The second complaint is that your inventory is pitifully small, especially compared to the mountains of loot you’ll accumulate as you mow through enemies. One gets the sense that Peeler intended the player to spend a lot of time rushing back and forth between the dungeon and town. Arguably this isn’t a bad thing, as it helps contribute to the frantic “Diner Dash” feeling I mentioned earlier, but the presence of constant threats besetting the town accomplishes this effect well enough on its own.
There is one major area where Din’s Curse drops the ball, and that is in the narrative arena. One gets virtually no background about the setting, and characters rarely have anything to say beyond giving you quests (and even those interactions consist of selecting from a list). You “win” by improving your reputation. Your reputation improves every time you complete a quest, and degrades every time a quest ends without you completing it (even if you never found out about the quest to begin with). If there is a plot beyond the basic premise of redeeming yourself to Din, I have yet to encounter it.

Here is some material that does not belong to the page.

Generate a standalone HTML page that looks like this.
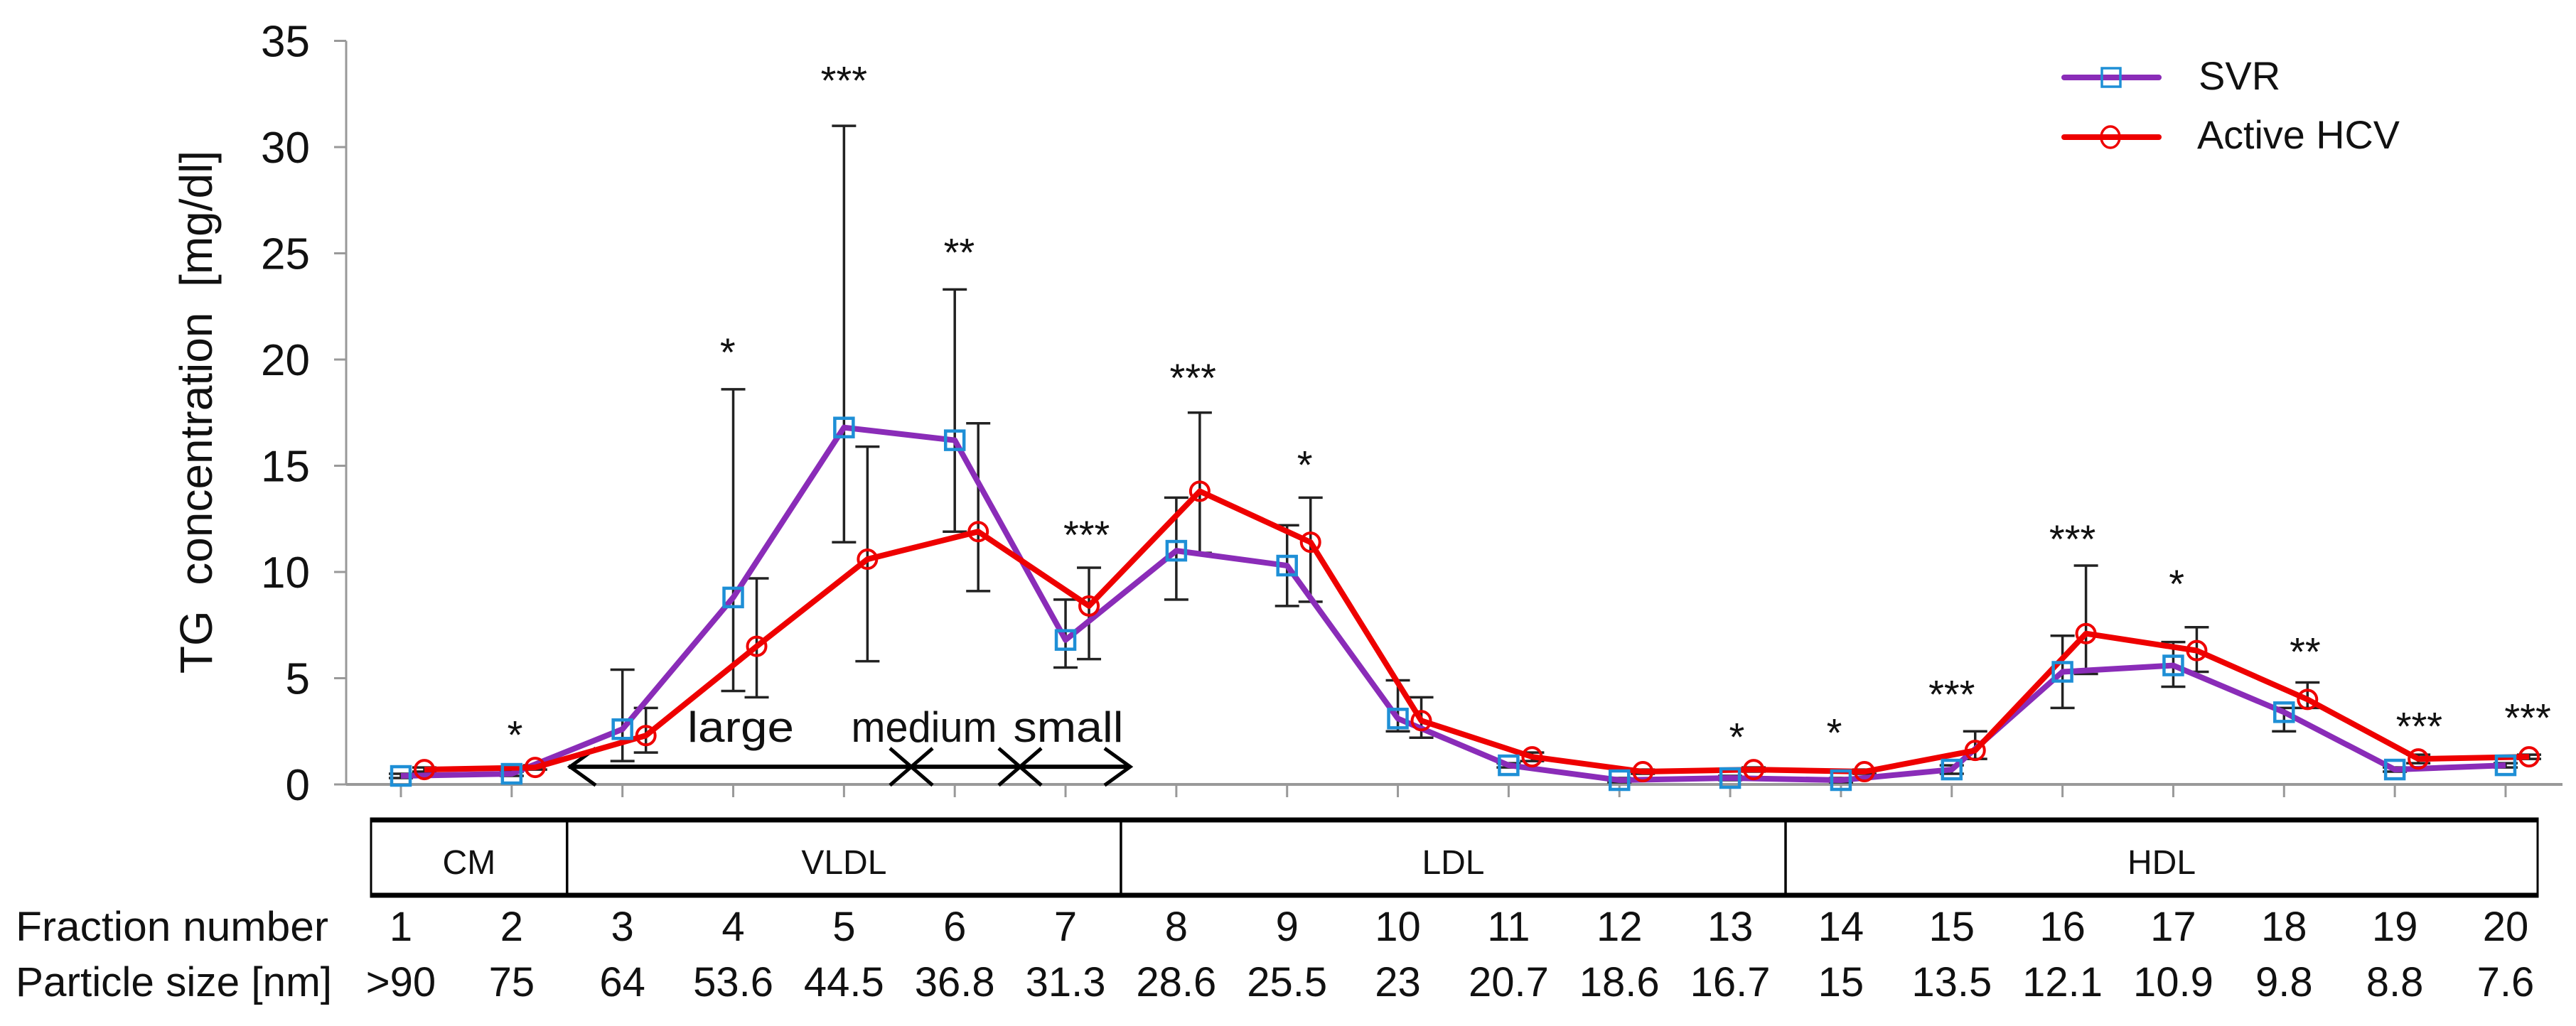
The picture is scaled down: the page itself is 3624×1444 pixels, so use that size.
<!DOCTYPE html>
<html><head><meta charset="utf-8"><style>
html,body{margin:0;padding:0;background:#fff}
svg{display:block}
text{font-family:"Liberation Sans",sans-serif;fill:#111}
</style></head><body>
<svg id="chart" width="3624" height="1444" viewBox="0 0 3624 1444" xmlns="http://www.w3.org/2000/svg">
<g id="axes"></g>
<g id="annot"></g>
<g id="errs"></g>
<g id="series"></g>
<g id="stars"></g>
<g id="table"></g>
<g id="legend"></g>
</svg>
<script>
const fractions = ["1","2","3","4","5","6","7","8","9","10","11","12","13","14","15","16","17","18","19","20"];
const particleSizes = [">90","75","64","53.6","44.5","36.8","31.3","28.6","25.5","23","20.7","18.6","16.7","15","13.5","12.1","10.9","9.8","8.8","7.6"];
const svrValues = [0.4,0.5,2.6,8.8,16.8,16.2,6.8,11.0,10.3,3.1,0.9,0.2,0.3,0.2,0.7,5.3,5.6,3.4,0.7,0.9];
const svrHigh = [0.5,0.6,5.4,18.6,31.0,23.3,8.7,13.5,12.2,4.9,1.0,0.3,0.4,0.3,0.9,7.0,6.7,3.6,0.8,1.0];
const svrLow = [0.3,0.4,1.1,4.4,11.4,11.9,5.5,8.7,8.4,2.5,0.8,0.1,0.2,0.1,0.5,3.6,4.6,2.5,0.6,0.8];
const hcvValues = [0.7,0.8,2.3,6.5,10.6,11.9,8.4,13.8,11.4,3.0,1.3,0.6,0.7,0.6,1.6,7.1,6.3,4.0,1.2,1.3];
const hcvHigh = [0.8,0.9,3.6,9.7,15.9,17.0,10.2,17.5,13.5,4.1,1.5,0.7,0.8,0.7,2.5,10.3,7.4,4.8,1.4,1.4];
const hcvLow = [0.6,0.7,1.5,4.1,5.8,9.1,5.9,10.9,8.6,2.2,1.1,0.5,0.6,0.5,1.2,5.2,5.3,3.6,1.0,1.2];
const starPositions = [2.03,3.95,5.0,6.04,7.19,8.15,9.16,13.06,13.94,15.0,16.09,17.03,18.19,19.22,20.2];
const starLabels = ["*","*","***","**","***","***","*","*","*","***","***","*","**","***","***"];
const starLevels = [2.7,20.7,33.5,25.4,12.1,19.5,15.4,2.6,2.8,4.6,11.9,9.8,6.6,3.1,3.5];
const yTicks = [0,5,10,15,20,25,30,35];
const classNames = ["CM","VLDL","LDL","HDL"];
const classStart = [1,3,8,14];
const classEnd = [2,7,13,20];

const NS="http://www.w3.org/2000/svg";
const X0=564, DX=155.84, Y0=1104, KY=29.9, HOFF=33;
function xs(i){return X0+i*DX;}
function ys(v){return Y0-v*KY;}
function mk(parent,tag,attrs){const e=document.createElementNS(NS,tag);for(const k in attrs)e.setAttribute(k,attrs[k]);parent.appendChild(e);return e;}

const axes=document.getElementById('axes');
let e=mk(axes,'line',{x1:487,y1:ys(35),x2:487,y2:Y0,stroke:'#999','stroke-width':3});


e=mk(axes,'line',{x1:487,y1:Y0,x2:3605,y2:Y0,stroke:'#999','stroke-width':4});


yTicks.forEach(t=>{
  let l=mk(axes,'line',{x1:470,y1:ys(t),x2:487,y2:ys(t),stroke:'#999','stroke-width':3});
  
  
  let tx=mk(axes,'text',{x:436,y:ys(t)+22,'text-anchor':'end','font-size':62});
  tx.textContent=t;
  
  
});
fractions.forEach((f,i)=>{
  let l=mk(axes,'line',{x1:xs(i),y1:Y0,x2:xs(i),y2:Y0+18,stroke:'#999','stroke-width':3});
  
  
});
e=mk(axes,'text',{x:0,y:0,'text-anchor':'middle','font-size':64,transform:'translate(298,580) rotate(-90)'});
e.textContent='TG\u00a0 concentration\u00a0 [mg/dl]';



// VLDL subclass annotation
const an=document.getElementById('annot');
const ay=ys(0.83);
e=mk(an,'line',{x1:800,y1:ay,x2:1590,y2:ay,stroke:'#000','stroke-width':6});


e=mk(an,'polyline',{points:`838,${ay-26} 802,${ay} 838,${ay+26}`,fill:'none',stroke:'#000','stroke-width':5});


e=mk(an,'polyline',{points:`1554,${ay-26} 1590,${ay} 1554,${ay+26}`,fill:'none',stroke:'#000','stroke-width':5});


[1282,1435].forEach(cx=>{
  let g=mk(an,'path',{d:`M${cx-30},${ay-26} L${cx+30},${ay+26} M${cx+30},${ay-26} L${cx-30},${ay+26}`,stroke:'#000','stroke-width':5,fill:'none'});
  
  
});
[["large",1042,150],["medium",1300,205],["small",1503,155]].forEach(([t,x,w])=>{
  let tx=mk(an,'text',{x:x,y:1044,'text-anchor':'middle','font-size':60,textLength:w,lengthAdjust:'spacingAndGlyphs'});
  tx.textContent=t;
  
  
});

// error bars
const errs=document.getElementById('errs');
function errbar(x,hi,lo,name){
  let g=mk(errs,'path',{d:`M${x},${ys(hi)} L${x},${ys(lo)} M${x-17},${ys(hi)} L${x+17},${ys(hi)} M${x-17},${ys(lo)} L${x+17},${ys(lo)}`,stroke:'#222','stroke-width':3.5,fill:'none'});
  
  
}
fractions.forEach((f,i)=>{errbar(xs(i),svrHigh[i],svrLow[i],'svr-error-bar');errbar(xs(i)+HOFF,hcvHigh[i],hcvLow[i],'hcv-error-bar');});

// series
const ser=document.getElementById('series');
e=mk(ser,'polyline',{points:svrValues.map((v,i)=>xs(i)+','+ys(v)).join(' '),fill:'none',stroke:'#8a2cb8','stroke-width':8,'stroke-linejoin':'round'});


e=mk(ser,'polyline',{points:hcvValues.map((v,i)=>(xs(i)+HOFF)+','+ys(v)).join(' '),fill:'none',stroke:'#ee0000','stroke-width':8,'stroke-linejoin':'round'});


svrValues.forEach((v,i)=>{
  let r=mk(ser,'rect',{x:xs(i)-13,y:ys(v)-13,width:26,height:26,fill:'none',stroke:'#1e8fd6','stroke-width':4.5});
  
  
});
hcvValues.forEach((v,i)=>{
  let c=mk(ser,'circle',{cx:xs(i)+HOFF,cy:ys(v),r:13,fill:'none',stroke:'#ee0000','stroke-width':4});
  
  
});

// stars
const st=document.getElementById('stars');
starPositions.forEach((p,k)=>{
  let tx=mk(st,'text',{x:xs(p-1),y:ys(starLevels[k])+30,'text-anchor':'middle','font-size':56});
  tx.textContent=starLabels[k];
  
  
});

// table
const tb=document.getElementById('table');
const TL=522,TR=3570,TT=1152,TB=1262;
function bx(i){return i===0?TL:(i>=fractions.length?TR:(xs(i-1)+xs(i))/2);}
e=mk(tb,'rect',{x:TL,y:TT,width:TR-TL,height:TB-TT,fill:'none',stroke:'#000','stroke-width':3});


e=mk(tb,'line',{x1:TL,y1:TT+2,x2:TR,y2:TT+2,stroke:'#000','stroke-width':7});


e=mk(tb,'line',{x1:TL,y1:TB-2,x2:TR,y2:TB-2,stroke:'#000','stroke-width':7});


classNames.forEach((c,k)=>{
  const x1=bx(classStart[k]-1), x2=bx(classEnd[k]);
  if(k>0){let l=mk(tb,'line',{x1:x1,y1:TT,x2:x1,y2:TB,stroke:'#000','stroke-width':3.5});
    
    }
  let tx=mk(tb,'text',{x:(x1+x2)/2,y:1230,'text-anchor':'middle','font-size':48});
  tx.textContent=c;
  
  
});
e=mk(tb,'text',{x:22,y:1324,'font-size':58,textLength:440,lengthAdjust:'spacingAndGlyphs'});
e.textContent='Fraction number';


e=mk(tb,'text',{x:22,y:1402,'font-size':58,textLength:445,lengthAdjust:'spacingAndGlyphs'});
e.textContent='Particle size [nm]';


fractions.forEach((f,i)=>{
  let t1=mk(tb,'text',{x:xs(i),y:1324,'text-anchor':'middle','font-size':58});
  t1.textContent=f;
  
  
  let t2=mk(tb,'text',{x:xs(i),y:1402,'text-anchor':'middle','font-size':58});
  t2.textContent=particleSizes[i];
  
  
});

// legend
const lg=document.getElementById('legend');
e=mk(lg,'line',{x1:2904,y1:109,x2:3037,y2:109,stroke:'#8a2cb8','stroke-width':8,'stroke-linecap':'round'});


e=mk(lg,'rect',{x:2957,y:96,width:26,height:26,fill:'none',stroke:'#1e8fd6','stroke-width':3.5});


e=mk(lg,'text',{x:3093,y:126,'font-size':56});
e.textContent='SVR';


e=mk(lg,'line',{x1:2904,y1:193,x2:3037,y2:193,stroke:'#ee0000','stroke-width':8,'stroke-linecap':'round'});


e=mk(lg,'ellipse',{cx:2969,cy:193,rx:13,ry:15,fill:'none',stroke:'#ee0000','stroke-width':3.5});


e=mk(lg,'text',{x:3091,y:209,'font-size':56,textLength:285,lengthAdjust:'spacingAndGlyphs'});
e.textContent='Active HCV';


</script>
</body></html>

The in-game music is mostly well done but unmemorable. The title screen track, however, is a cringe-worthy exception (what can I say–I have an aversion to MIDI violin). The game runs smoothly on my machine. Graphically, Din’s Curse looks like a AAA title released around 2001-02. However, while the graphics are far from current gen, they’re attractive and more than adequate to the task. My only real complaint with the graphics engine is that I am unable to take screenshots of the game for some reason, which unfortunately means that the screenies above are necessarily scavenged from other reviews.
The Verdict: 4/5. If you liked the original Diablo, you’ll love Din’s Curse for its abundance of action, loot, and emergent, madcap gameplay. This is not, however, recommended for players looking for a leisurely or story-driven experience.